### GIVEN EXERCISE
Extract, in full, the lines below, beginning at the first and ending with the line that contains "import math". Pictures do not belong in the copy.

### GIVEN MATERIAL
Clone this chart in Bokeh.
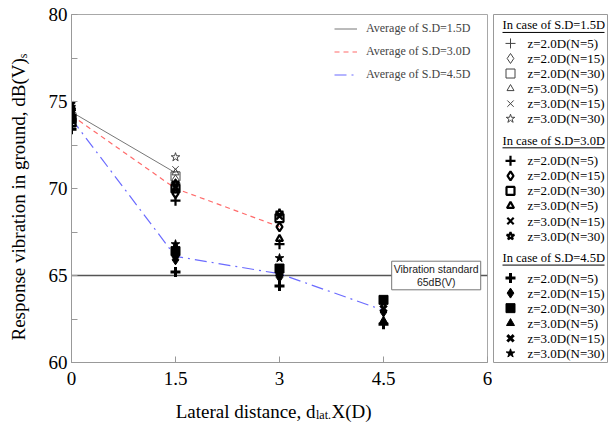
from bokeh.plotting import figure
from bokeh.models import Range1d, Legend, LegendItem, Label, FixedTicker
from bokeh.layouts import row, column
from bokeh.embed import file_html
from bokeh.resources import INLINE
from bokeh.core.properties import value
import math

# ---------------- data ----------------
x_sd15 = [0, 1.5]
x_sd30 = [0, 1.5, 3]
x_sd45 = [0, 1.5, 3, 4.5]

case_labels = ["z=2.0D(N=5)", "z=2.0D(N=15)", "z=2.0D(N=30)",
               "z=3.0D(N=5)", "z=3.0D(N=15)", "z=3.0D(N=30)"]
case_markers = ["cross", "diamond", "square", "triangle", "x", "star"]

# S.D = 1.5D (values at x = 0, 1.5)
sd15_z20_n5 = [74.2, 70.3]
sd15_z20_n15 = [74.5, 70.5]
sd15_z20_n30 = [74.1, 70.7]
sd15_z30_n5 = [74.6, 70.9]
sd15_z30_n15 = [74.4, 71.1]
sd15_z30_n30 = [74.7, 71.8]

# S.D = 3.0D (values at x = 0, 1.5, 3)
sd30_z20_n5 = [73.6, 69.3, 66.8]
sd30_z20_n15 = [74.0, 69.7, 67.8]
sd30_z20_n30 = [73.8, 70.0, 68.3]
sd30_z30_n5 = [74.3, 69.9, 67.1]
sd30_z30_n15 = [74.6, 70.1, 68.4]
sd30_z30_n30 = [74.5, 70.3, 68.6]

# S.D = 4.5D (values at x = 0, 1.5, 3, 4.5)
sd45_z20_n5 = [73.4, 65.2, 64.4, 62.2]
sd45_z20_n15 = [73.9, 65.9, 64.9, 62.9]
sd45_z20_n30 = [74.0, 66.4, 65.4, 63.6]
sd45_z30_n5 = [74.7, 66.6, 65.1, 62.4]
sd45_z30_n15 = [74.8, 66.2, 65.2, 63.1]
sd45_z30_n30 = [74.4, 66.8, 66.0, 63.4]

# averages
avg_sd15 = [74.4, 70.9]
avg_sd30 = [74.2, 70.0, 67.8]
avg_sd45 = [74.0, 66.1, 65.1, 63.0]
avg_labels = ["Average of S.D=1.5D", "Average of S.D=3.0D", "Average of S.D=4.5D"]

standard_level = 65
standard_x = [0, 6]
standard_text = "Vibration standard\n65dB(V)"

group_titles = ["In case of S.D=1.5D", "In case of S.D=3.0D", "In case of S.D=4.5D"]

x_ticks = [0, 1.5, 3, 4.5, 6]
x_tick_labels = ["0", "1.5", "3", "4.5", "6"]
y_ticks = [60, 65, 70, 75, 80]
y_minor = [62.5, 67.5, 72.5, 77.5]

y_title_main, y_title_sub = "Response vibration in ground, dB(V)", "s"
x_title_parts = ["Lateral distance, d", "lat.", "X(D)"]

sd15_vals = [sd15_z20_n5, sd15_z20_n15, sd15_z20_n30, sd15_z30_n5, sd15_z30_n15, sd15_z30_n30]
sd30_vals = [sd30_z20_n5, sd30_z20_n15, sd30_z20_n30, sd30_z30_n5, sd30_z30_n15, sd30_z30_n30]
sd45_vals = [sd45_z20_n5, sd45_z20_n15, sd45_z20_n30, sd45_z30_n5, sd45_z30_n15, sd45_z30_n30]

SERIF = "Liberation Serif"
TOP_H = 398   # height of the upper row of panels


def style(group, marker):
    if group == 0:
        sizes = {"cross": 10, "diamond": 10, "square": 9, "triangle": 7, "x": 9, "star": 9}
        return dict(size=sizes[marker], line_color="#444444", line_width=1, fill_color=None)
    if group == 1:
        sizes = {"cross": 10, "diamond": 9, "square": 8, "triangle": 7, "x": 9, "star": 8}
        return dict(size=sizes[marker], line_color="black", line_width=2.2, fill_color=None)
    sizes = {"cross": 10, "diamond": 10, "square": 9, "triangle": 8, "x": 9, "star": 9}
    lw = 3 if marker in ("cross", "x") else 1
    return dict(size=sizes[marker], line_color="black", line_width=lw, fill_color="black")


def blank(width, height, **kw):
    f = figure(width=width, height=height, output_backend="svg", toolbar_location=None,
               x_axis_location=None, y_axis_location=None, **kw)
    f.xgrid.visible = False
    f.ygrid.visible = False
    f.border_fill_color = "white"
    return f


# ---------------- y title panel ----------------
yl = blank(36, TOP_H, x_range=Range1d(0, 36), y_range=Range1d(TOP_H, 0),
           min_border_left=0, min_border_right=0, min_border_top=0, min_border_bottom=0)
yl.outline_line_color = None
yl.text(x=[18], y=[50], text=[y_title_main], angle=math.pi / 2, text_align="right",
        text_baseline="middle", text_font=value(SERIF), text_font_size="19px", text_color="black")
yl.text(x=[22], y=[50], text=[y_title_sub], angle=math.pi / 2, text_align="left",
        text_baseline="middle", text_font=value(SERIF), text_font_size="12px", text_color="black")

# ---------------- main plot ----------------
p = figure(width=456, height=TOP_H, x_range=Range1d(0, 6), y_range=Range1d(60, 80),
           output_backend="svg", toolbar_location=None,
           min_border_left=35, min_border_right=5, min_border_top=14, min_border_bottom=36)
p.xgrid.visible = False
p.ygrid.visible = False
p.outline_line_color = "#a8a8a8"
p.border_fill_color = "white"

p.xaxis.ticker = FixedTicker(ticks=x_ticks, minor_ticks=[])
p.xaxis.major_label_overrides = {t: l for t, l in zip(x_ticks, x_tick_labels)}
p.yaxis.ticker = FixedTicker(ticks=y_ticks, minor_ticks=y_minor)
for ax in (p.xaxis[0], p.yaxis[0]):
    ax.axis_line_color = "#999999"
    ax.major_tick_line_color = "#999999"
    ax.minor_tick_line_color = "#999999"
    ax.major_tick_in = 6
    ax.major_tick_out = 0
    ax.minor_tick_in = 6
    ax.minor_tick_out = 0
    ax.major_label_text_font = SERIF
    ax.major_label_text_font_size = "19px"
    ax.major_label_text_color = "black"
p.xaxis.major_label_standoff = 9
p.yaxis.major_label_standoff = 4

p.line(standard_x, [standard_level] * len(standard_x), line_color="#555555", line_width=1.6)
p.add_layout(Label(x=5.26, y=standard_level, text=standard_text, text_align="center",
                   text_baseline="middle", text_font="Liberation Sans", text_font_size="10.5px",
                   text_color="#222222", text_line_height=1.05, border_line_color="#777777",
                   border_line_width=1, background_fill_color="white", padding=2))

r15 = p.line(x_sd15, avg_sd15, line_color="#777777", line_width=1)
r30 = p.line(x_sd30, avg_sd30, line_color="#ff6b6b", line_width=1.2, line_dash="5 4")
r45 = p.line(x_sd45, avg_sd45, line_color="#6b6bff", line_width=1.2, line_dash="12 5 2 5")

for g, (xs, vals) in enumerate([(x_sd15, sd15_vals), (x_sd30, sd30_vals), (x_sd45, sd45_vals)]):
    for m, v in zip(case_markers, vals):
        p.scatter(x=xs, y=v, marker=m, **style(g, m))

leg = Legend(items=[LegendItem(label=l, renderers=[r]) for l, r in zip(avg_labels, [r15, r30, r45])],
             location=(263, 280), border_line_color=None, background_fill_alpha=0,
             label_text_font=SERIF, label_text_font_size="12px", glyph_width=23,
             glyph_height=15, label_height=15, spacing=8, padding=0, margin=0,
             label_standoff=9)
p.add_layout(leg)

# ---------------- marker legend panel ----------------
LW, LH = 114, 349
lg = blank(119, TOP_H, x_range=Range1d(0, LW), y_range=Range1d(LH, 0),
           min_border_left=1, min_border_right=4, min_border_top=14, min_border_bottom=35)
lg.outline_line_color = "#999999"

header_y = [11, 126.7, 244.3]
row0_y = [29, 146.7, 264.3]
row_step = 15.1
for g in range(3):
    lg.text(x=[9], y=[header_y[g]], text=[group_titles[g]], text_font=value(SERIF),
            text_font_size="12.5px", text_baseline="middle", text_align="left", text_color="black")
    lg.segment(x0=[9], y0=[header_y[g] + 7], x1=[111], y1=[header_y[g] + 7],
               line_color="black", line_width=1)
    ys = [row0_y[g] + row_step * i for i in range(6)]
    for i, m in enumerate(case_markers):
        lg.scatter(x=[17], y=[ys[i]], marker=m, **style(g, m))
    lg.text(x=[34] * 6, y=ys, text=case_labels, text_font=value(SERIF),
            text_font_size="13px", text_baseline="middle", text_align="left", text_color="black")

# ---------------- x title panel ----------------
xl = blank(611, 25, x_range=Range1d(0, 611), y_range=Range1d(25, 0),
           min_border_left=0, min_border_right=0, min_border_top=0, min_border_bottom=0)
xl.outline_line_color = None
xl.text(x=[315], y=[13], text=[x_title_parts[0]], text_align="right", text_baseline="middle",
        text_font=value(SERIF), text_font_size="19px", text_color="black")
xl.text(x=[315.5], y=[16], text=[x_title_parts[1]], text_align="left", text_baseline="middle",
        text_font=value(SERIF), text_font_size="12px", text_color="black")
xl.text(x=[331], y=[13], text=[x_title_parts[2]], text_align="left", text_baseline="middle",
        text_font=value(SERIF), text_font_size="19px", text_color="black")

layout = column(row(yl, p, lg), xl)
open("out.html", "w").write(file_html(layout, INLINE))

### EXPECTED OUTPUT
Clone this chart in Bokeh.
from bokeh.plotting import figure
from bokeh.models import Range1d, Legend, LegendItem, Label, FixedTicker
from bokeh.layouts import row, column
from bokeh.embed import file_html
from bokeh.resources import INLINE
from bokeh.core.properties import value
import math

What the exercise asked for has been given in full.